WHAT THIS TASK INVOLVES: Write out the full listing exactly as given, minus the images.
Begin
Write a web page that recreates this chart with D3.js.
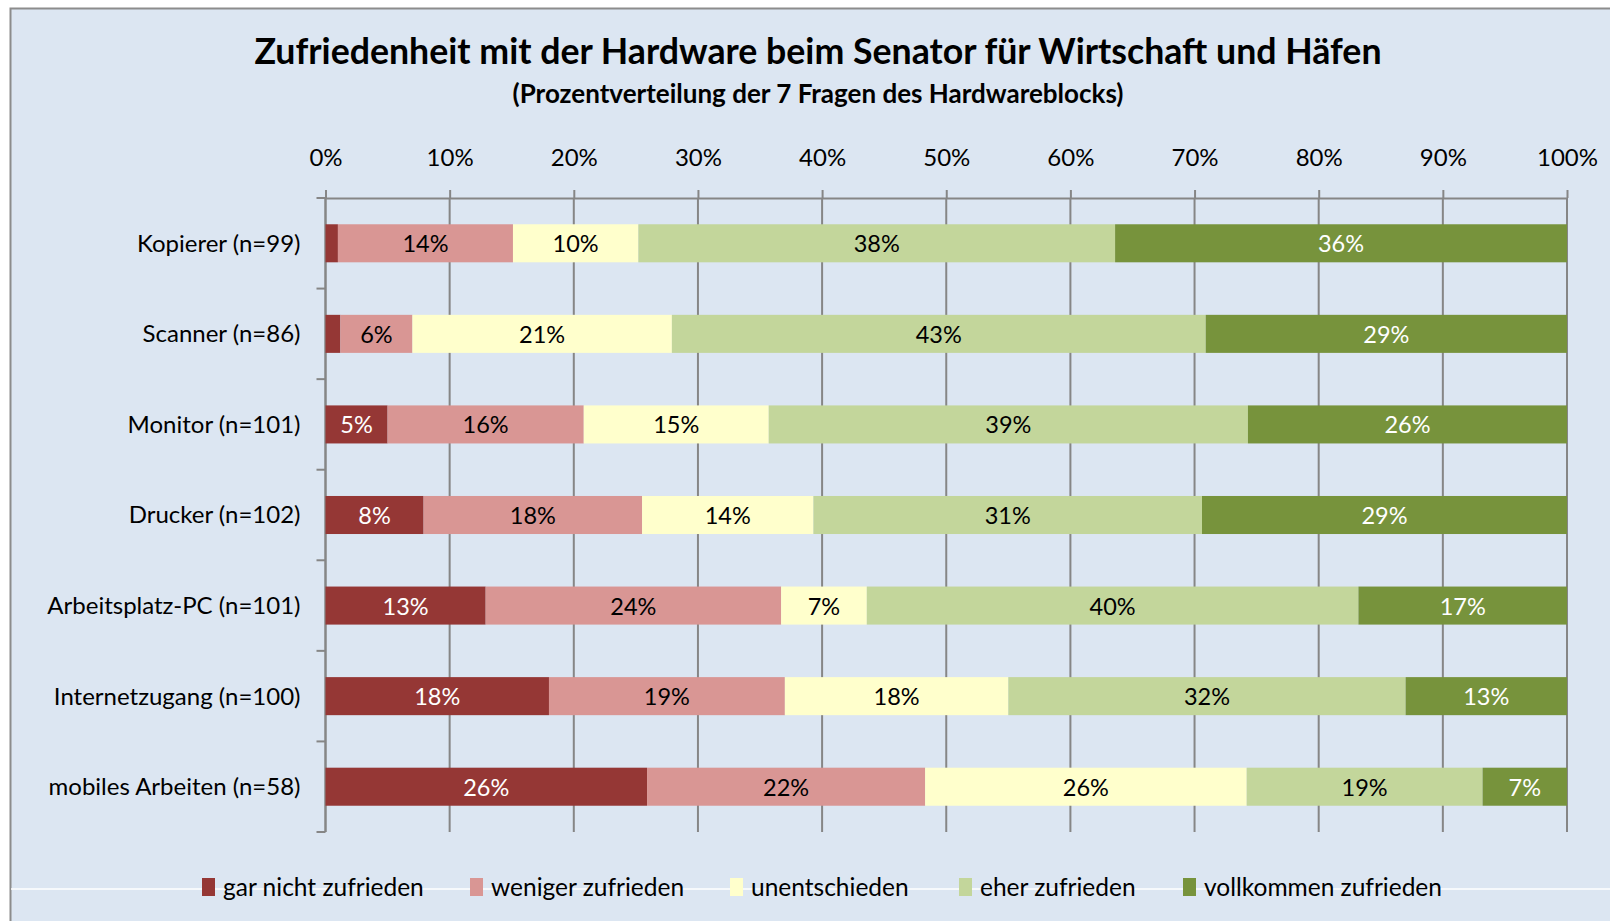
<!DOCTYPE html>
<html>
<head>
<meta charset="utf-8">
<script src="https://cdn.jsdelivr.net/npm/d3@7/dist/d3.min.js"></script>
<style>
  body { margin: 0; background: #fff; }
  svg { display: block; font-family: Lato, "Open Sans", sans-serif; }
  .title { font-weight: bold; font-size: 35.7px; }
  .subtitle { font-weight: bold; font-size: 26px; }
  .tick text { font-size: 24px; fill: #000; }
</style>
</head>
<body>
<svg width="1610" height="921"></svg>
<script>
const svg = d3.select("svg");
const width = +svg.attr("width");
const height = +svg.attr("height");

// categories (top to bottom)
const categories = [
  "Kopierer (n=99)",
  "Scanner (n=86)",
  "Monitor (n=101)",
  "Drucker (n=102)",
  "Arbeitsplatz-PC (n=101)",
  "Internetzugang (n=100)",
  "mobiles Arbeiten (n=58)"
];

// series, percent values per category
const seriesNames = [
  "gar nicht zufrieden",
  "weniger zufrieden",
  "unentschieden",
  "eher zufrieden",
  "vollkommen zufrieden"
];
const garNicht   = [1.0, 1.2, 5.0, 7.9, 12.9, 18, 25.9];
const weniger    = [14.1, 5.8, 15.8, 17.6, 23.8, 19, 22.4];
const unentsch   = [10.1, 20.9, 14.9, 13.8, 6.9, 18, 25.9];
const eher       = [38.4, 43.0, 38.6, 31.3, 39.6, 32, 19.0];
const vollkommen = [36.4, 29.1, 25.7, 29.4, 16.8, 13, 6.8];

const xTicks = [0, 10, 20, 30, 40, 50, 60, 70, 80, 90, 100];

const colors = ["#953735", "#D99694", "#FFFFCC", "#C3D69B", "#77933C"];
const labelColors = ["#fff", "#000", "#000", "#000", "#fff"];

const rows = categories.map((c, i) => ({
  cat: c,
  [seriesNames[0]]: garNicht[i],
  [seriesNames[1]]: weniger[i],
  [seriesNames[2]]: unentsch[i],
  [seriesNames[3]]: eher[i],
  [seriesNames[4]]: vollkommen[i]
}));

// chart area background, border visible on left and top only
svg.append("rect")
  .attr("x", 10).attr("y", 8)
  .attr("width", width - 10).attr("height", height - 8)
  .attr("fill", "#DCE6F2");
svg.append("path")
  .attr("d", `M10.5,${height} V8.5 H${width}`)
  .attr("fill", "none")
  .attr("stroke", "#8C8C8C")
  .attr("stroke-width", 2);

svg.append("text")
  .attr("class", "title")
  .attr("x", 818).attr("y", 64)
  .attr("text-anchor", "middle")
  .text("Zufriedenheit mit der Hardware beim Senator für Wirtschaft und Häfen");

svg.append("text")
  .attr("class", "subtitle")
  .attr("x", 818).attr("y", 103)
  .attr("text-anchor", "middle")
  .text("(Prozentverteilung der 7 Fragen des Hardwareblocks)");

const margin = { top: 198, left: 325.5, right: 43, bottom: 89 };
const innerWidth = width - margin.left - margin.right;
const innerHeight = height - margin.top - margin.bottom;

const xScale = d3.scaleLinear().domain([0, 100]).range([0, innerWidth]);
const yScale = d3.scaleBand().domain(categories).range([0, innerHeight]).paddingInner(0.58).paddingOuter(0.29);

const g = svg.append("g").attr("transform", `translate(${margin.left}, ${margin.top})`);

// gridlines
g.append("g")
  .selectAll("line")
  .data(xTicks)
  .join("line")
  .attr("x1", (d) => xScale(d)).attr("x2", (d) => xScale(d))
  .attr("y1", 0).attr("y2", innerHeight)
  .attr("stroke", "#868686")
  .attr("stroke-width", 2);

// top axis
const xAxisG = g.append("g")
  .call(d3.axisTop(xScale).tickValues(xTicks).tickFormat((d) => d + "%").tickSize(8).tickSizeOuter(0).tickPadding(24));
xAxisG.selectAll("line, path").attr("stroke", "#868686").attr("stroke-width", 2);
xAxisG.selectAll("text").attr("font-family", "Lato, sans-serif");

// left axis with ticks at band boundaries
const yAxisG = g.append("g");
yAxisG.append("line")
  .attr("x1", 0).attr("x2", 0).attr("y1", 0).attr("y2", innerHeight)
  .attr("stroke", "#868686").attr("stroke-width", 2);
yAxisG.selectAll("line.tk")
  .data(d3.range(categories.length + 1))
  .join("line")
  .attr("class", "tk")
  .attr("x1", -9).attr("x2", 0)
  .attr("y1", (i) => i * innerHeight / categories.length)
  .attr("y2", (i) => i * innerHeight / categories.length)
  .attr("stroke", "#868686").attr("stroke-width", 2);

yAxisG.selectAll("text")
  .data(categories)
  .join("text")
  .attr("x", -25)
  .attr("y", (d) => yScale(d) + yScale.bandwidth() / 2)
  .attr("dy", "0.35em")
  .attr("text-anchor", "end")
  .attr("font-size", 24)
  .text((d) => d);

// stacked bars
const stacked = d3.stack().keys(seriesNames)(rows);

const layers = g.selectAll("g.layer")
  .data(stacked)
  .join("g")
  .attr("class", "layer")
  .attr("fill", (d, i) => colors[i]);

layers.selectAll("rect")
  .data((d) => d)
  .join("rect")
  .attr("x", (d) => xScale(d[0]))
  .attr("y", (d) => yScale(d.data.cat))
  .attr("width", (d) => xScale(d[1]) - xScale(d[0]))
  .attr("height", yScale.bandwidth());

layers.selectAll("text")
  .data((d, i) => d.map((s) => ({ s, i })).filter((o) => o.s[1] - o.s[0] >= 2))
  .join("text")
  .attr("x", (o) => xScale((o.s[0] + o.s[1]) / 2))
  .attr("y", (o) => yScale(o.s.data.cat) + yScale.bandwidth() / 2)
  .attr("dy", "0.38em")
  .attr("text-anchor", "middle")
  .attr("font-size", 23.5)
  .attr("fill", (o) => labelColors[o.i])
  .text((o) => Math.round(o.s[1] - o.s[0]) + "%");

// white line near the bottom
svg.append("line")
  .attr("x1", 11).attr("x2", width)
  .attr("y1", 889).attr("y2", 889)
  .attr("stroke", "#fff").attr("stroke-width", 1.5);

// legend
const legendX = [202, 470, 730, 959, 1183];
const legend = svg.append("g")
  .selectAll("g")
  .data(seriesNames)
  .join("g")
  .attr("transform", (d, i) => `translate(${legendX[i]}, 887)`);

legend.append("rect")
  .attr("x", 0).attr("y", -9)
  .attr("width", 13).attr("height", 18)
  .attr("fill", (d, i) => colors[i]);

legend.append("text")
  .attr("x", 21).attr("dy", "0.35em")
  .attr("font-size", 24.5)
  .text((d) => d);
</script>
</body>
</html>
End
RIGHT ANSWER:
Write a web page that recreates this chart with D3.js.
<!DOCTYPE html>
<html>
<head>
<meta charset="utf-8">
<script src="https://cdn.jsdelivr.net/npm/d3@7/dist/d3.min.js"></script>
<style>
  body { margin: 0; background: #fff; }
  svg { display: block; font-family: Lato, "Open Sans", sans-serif; }
  .title { font-weight: bold; font-size: 35.7px; }
  .subtitle { font-weight: bold; font-size: 26px; }
  .tick text { font-size: 24px; fill: #000; }
</style>
</head>
<body>
<svg width="1610" height="921"></svg>
<script>
const svg = d3.select("svg");
const width = +svg.attr("width");
const height = +svg.attr("height");

// categories (top to bottom)
const categories = [
  "Kopierer (n=99)",
  "Scanner (n=86)",
  "Monitor (n=101)",
  "Drucker (n=102)",
  "Arbeitsplatz-PC (n=101)",
  "Internetzugang (n=100)",
  "mobiles Arbeiten (n=58)"
];

// series, percent values per category
const seriesNames = [
  "gar nicht zufrieden",
  "weniger zufrieden",
  "unentschieden",
  "eher zufrieden",
  "vollkommen zufrieden"
];
const garNicht   = [1.0, 1.2, 5.0, 7.9, 12.9, 18, 25.9];
const weniger    = [14.1, 5.8, 15.8, 17.6, 23.8, 19, 22.4];
const unentsch   = [10.1, 20.9, 14.9, 13.8, 6.9, 18, 25.9];
const eher       = [38.4, 43.0, 38.6, 31.3, 39.6, 32, 19.0];
const vollkommen = [36.4, 29.1, 25.7, 29.4, 16.8, 13, 6.8];

const xTicks = [0, 10, 20, 30, 40, 50, 60, 70, 80, 90, 100];

const colors = ["#953735", "#D99694", "#FFFFCC", "#C3D69B", "#77933C"];
const labelColors = ["#fff", "#000", "#000", "#000", "#fff"];

const rows = categories.map((c, i) => ({
  cat: c,
  [seriesNames[0]]: garNicht[i],
  [seriesNames[1]]: weniger[i],
  [seriesNames[2]]: unentsch[i],
  [seriesNames[3]]: eher[i],
  [seriesNames[4]]: vollkommen[i]
}));

// chart area background, border visible on left and top only
svg.append("rect")
  .attr("x", 10).attr("y", 8)
  .attr("width", width - 10).attr("height", height - 8)
  .attr("fill", "#DCE6F2");
svg.append("path")
  .attr("d", `M10.5,${height} V8.5 H${width}`)
  .attr("fill", "none")
  .attr("stroke", "#8C8C8C")
  .attr("stroke-width", 2);

svg.append("text")
  .attr("class", "title")
  .attr("x", 818).attr("y", 64)
  .attr("text-anchor", "middle")
  .text("Zufriedenheit mit der Hardware beim Senator für Wirtschaft und Häfen");

svg.append("text")
  .attr("class", "subtitle")
  .attr("x", 818).attr("y", 103)
  .attr("text-anchor", "middle")
  .text("(Prozentverteilung der 7 Fragen des Hardwareblocks)");

const margin = { top: 198, left: 325.5, right: 43, bottom: 89 };
const innerWidth = width - margin.left - margin.right;
const innerHeight = height - margin.top - margin.bottom;

const xScale = d3.scaleLinear().domain([0, 100]).range([0, innerWidth]);
const yScale = d3.scaleBand().domain(categories).range([0, innerHeight]).paddingInner(0.58).paddingOuter(0.29);

const g = svg.append("g").attr("transform", `translate(${margin.left}, ${margin.top})`);

// gridlines
g.append("g")
  .selectAll("line")
  .data(xTicks)
  .join("line")
  .attr("x1", (d) => xScale(d)).attr("x2", (d) => xScale(d))
  .attr("y1", 0).attr("y2", innerHeight)
  .attr("stroke", "#868686")
  .attr("stroke-width", 2);

// top axis
const xAxisG = g.append("g")
  .call(d3.axisTop(xScale).tickValues(xTicks).tickFormat((d) => d + "%").tickSize(8).tickSizeOuter(0).tickPadding(24));
xAxisG.selectAll("line, path").attr("stroke", "#868686").attr("stroke-width", 2);
xAxisG.selectAll("text").attr("font-family", "Lato, sans-serif");

// left axis with ticks at band boundaries
const yAxisG = g.append("g");
yAxisG.append("line")
  .attr("x1", 0).attr("x2", 0).attr("y1", 0).attr("y2", innerHeight)
  .attr("stroke", "#868686").attr("stroke-width", 2);
yAxisG.selectAll("line.tk")
  .data(d3.range(categories.length + 1))
  .join("line")
  .attr("class", "tk")
  .attr("x1", -9).attr("x2", 0)
  .attr("y1", (i) => i * innerHeight / categories.length)
  .attr("y2", (i) => i * innerHeight / categories.length)
  .attr("stroke", "#868686").attr("stroke-width", 2);

yAxisG.selectAll("text")
  .data(categories)
  .join("text")
  .attr("x", -25)
  .attr("y", (d) => yScale(d) + yScale.bandwidth() / 2)
  .attr("dy", "0.35em")
  .attr("text-anchor", "end")
  .attr("font-size", 24)
  .text((d) => d);

// stacked bars
const stacked = d3.stack().keys(seriesNames)(rows);

const layers = g.selectAll("g.layer")
  .data(stacked)
  .join("g")
  .attr("class", "layer")
  .attr("fill", (d, i) => colors[i]);

layers.selectAll("rect")
  .data((d) => d)
  .join("rect")
  .attr("x", (d) => xScale(d[0]))
  .attr("y", (d) => yScale(d.data.cat))
  .attr("width", (d) => xScale(d[1]) - xScale(d[0]))
  .attr("height", yScale.bandwidth());

layers.selectAll("text")
  .data((d, i) => d.map((s) => ({ s, i })).filter((o) => o.s[1] - o.s[0] >= 2))
  .join("text")
  .attr("x", (o) => xScale((o.s[0] + o.s[1]) / 2))
  .attr("y", (o) => yScale(o.s.data.cat) + yScale.bandwidth() / 2)
  .attr("dy", "0.38em")
  .attr("text-anchor", "middle")
  .attr("font-size", 23.5)
  .attr("fill", (o) => labelColors[o.i])
  .text((o) => Math.round(o.s[1] - o.s[0]) + "%");

// white line near the bottom
svg.append("line")
  .attr("x1", 11).attr("x2", width)
  .attr("y1", 889).attr("y2", 889)
  .attr("stroke", "#fff").attr("stroke-width", 1.5);

// legend
const legendX = [202, 470, 730, 959, 1183];
const legend = svg.append("g")
  .selectAll("g")
  .data(seriesNames)
  .join("g")
  .attr("transform", (d, i) => `translate(${legendX[i]}, 887)`);

legend.append("rect")
  .attr("x", 0).attr("y", -9)
  .attr("width", 13).attr("height", 18)
  .attr("fill", (d, i) => colors[i]);

legend.append("text")
  .attr("x", 21).attr("dy", "0.35em")
  .attr("font-size", 24.5)
  .text((d) => d);
</script>
</body>
</html>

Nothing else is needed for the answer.